Monday, December 15, 2008

OPEC Favors Cut to Trim Stocks, Expects Russian Help (Update3)

Kuwait Push

OPEC, which agreed in October to reduce production by 1.5 million barrels a day from Nov. 1, has implemented 75 percent of the cut, said Khelil, who is also Algeria’s oil minister. Algeria has lowered production by 90,000 barrels a day and is producing 1.3 million barrels a day now, he said.


World demand will fall this year for the first time since 1983 as the global recession cuts fuel consumption, the International Energy Agency said last week.
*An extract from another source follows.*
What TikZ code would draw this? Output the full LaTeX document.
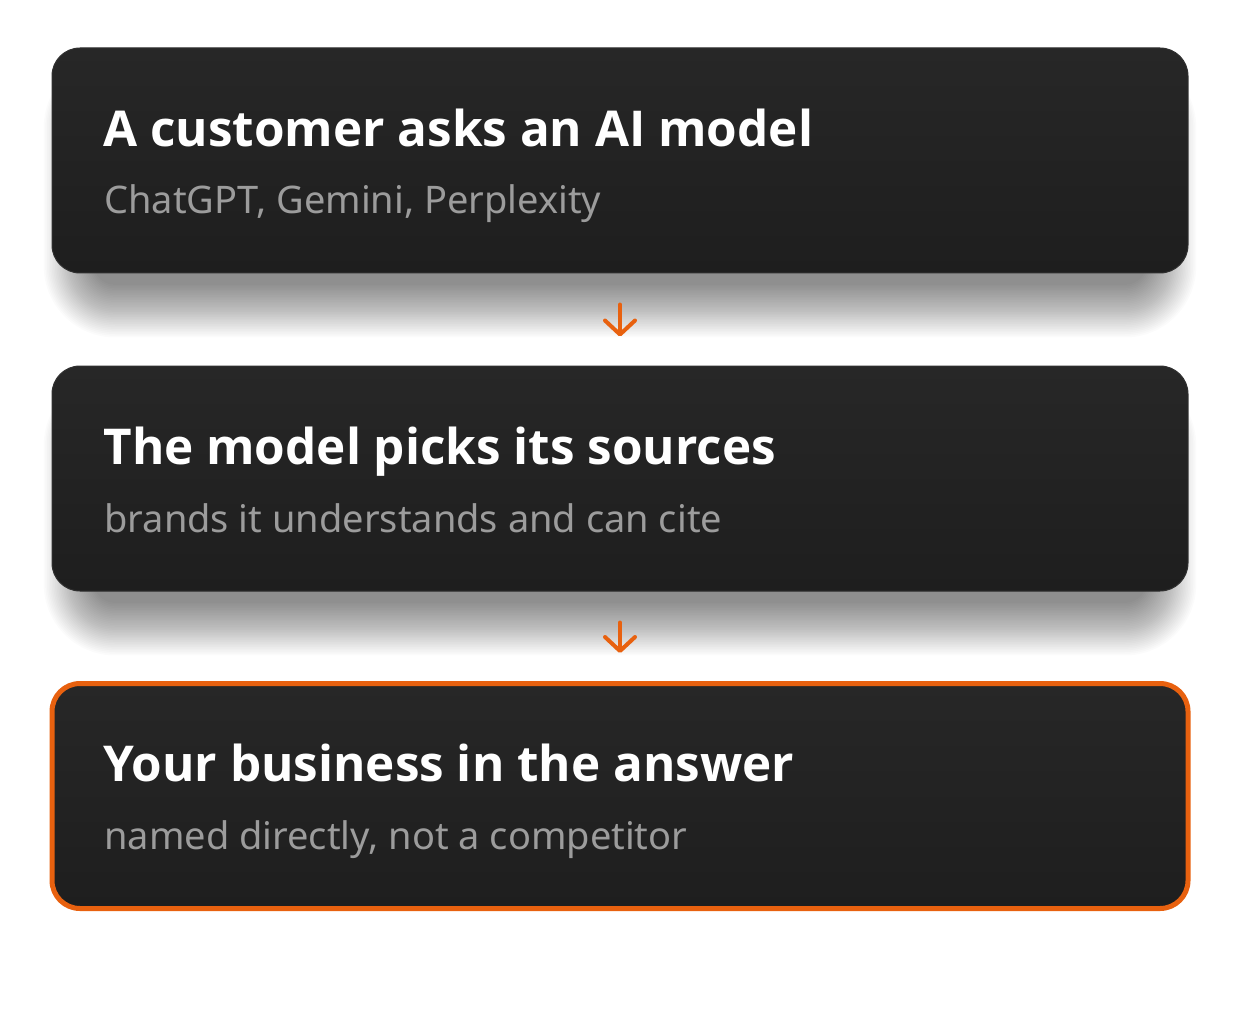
\documentclass[tikz,border=0pt]{standalone}
\usepackage{fontspec}
\setmainfont{Open Sans}
\newfontfamily\subfont{Noto Sans}
\usetikzlibrary{arrows.meta}
\definecolor{boxtop}{HTML}{272727}
\definecolor{boxbot}{HTML}{1E1E1E}
\definecolor{boxline}{HTML}{303030}
\definecolor{subgray}{HTML}{9C9C9C}
\definecolor{accent}{HTML}{E8610F}
\tikzset{
  card/.style={rectangle, rounded corners=14pt, minimum width=568pt, minimum height=112.5pt,
    top color=boxtop, bottom color=boxbot, draw=boxline, line width=0.5pt, inner sep=0pt},
  hicard/.style={card, draw=accent, line width=2.5pt},
  titletext/.style={anchor=base west, inner sep=0pt, text=white, font=\fontsize{24.7}{30}\selectfont\bfseries},
  subtext/.style={anchor=base west, inner sep=0pt, text=subgray, font=\subfont\fontsize{19}{22}\selectfont},
  flow/.style={draw=accent, line width=2pt, line cap=round, line join=round,
    -{Straight Barb[length=7pt, width=15pt, line cap=round, line join=round]}},
}
\begin{document}
\begin{tikzpicture}[x=0.5pt,y=-0.5pt]
\useasboundingbox (0,0) rectangle (1240,1010);
\fill[white] (0,0) rectangle (1240,1010);
% soft shadows under the first two cards
\foreach \c in {160.5, 478.5}{
  \foreach \i in {1,...,32}{
    \fill[black, opacity=0.014, rounded corners={10pt+\i*0.8pt}]
      (95-\i*1.6, \c-112.5+40-\i*1.0) rectangle (1145+\i*1.6, \c+112.5+10+\i*1.7);
  }
}
\node[card] (b1) at (620,160.5) {};
\node[card] (b2) at (620,478.5) {};
\node[hicard] (b3) at (620,796) {};

\node[titletext] (t1) at (103,147) {A customer asks an AI model};
\node[subtext] (s1) at (104,214) {ChatGPT, Gemini, Perplexity};
\node[titletext] (t2) at (103,464) {The model picks its sources};
\node[subtext] (s2) at (104,532) {brands it understands and can cite};
\node[titletext] (t3) at (103,781) {Your business in the answer};
\node[subtext] (s3) at (104,849) {named directly, not a competitor};

\draw[flow, shorten <=15.5pt, shorten >=14.5pt] (b1.south) -- (b2.north);
\draw[flow, shorten <=15.5pt, shorten >=14pt] (b2.south) -- (b3.north);
\end{tikzpicture}
\end{document}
OPEC will probably lower output targets by at least 2 million barrels a day, or 7.3 percent, when its members meet Dec. 17, according to 18 of 33 analysts surveyed by Bloomberg. Kuwait’s Oil Minister said the country will push for a cut at the meeting.

OPEC is “very pessimistic about demand” next year, Khelil said, adding that current stock levels are five days higher than the five-year average of 52 days.

Oil consumption will fall by 200,000 barrels a day in the first quarter of 2009, and a further 1.2 million barrels a day in the second quarter, before rising again in the second half of the year, he said.

The group will meet again in March and start to gather more frequently, Khelil said.

World oil demand is likely to fall by an average of 500,000 barrels a day next year because of high crude prices and slumping economies, the Centre for Global Energy Studies said in a report today.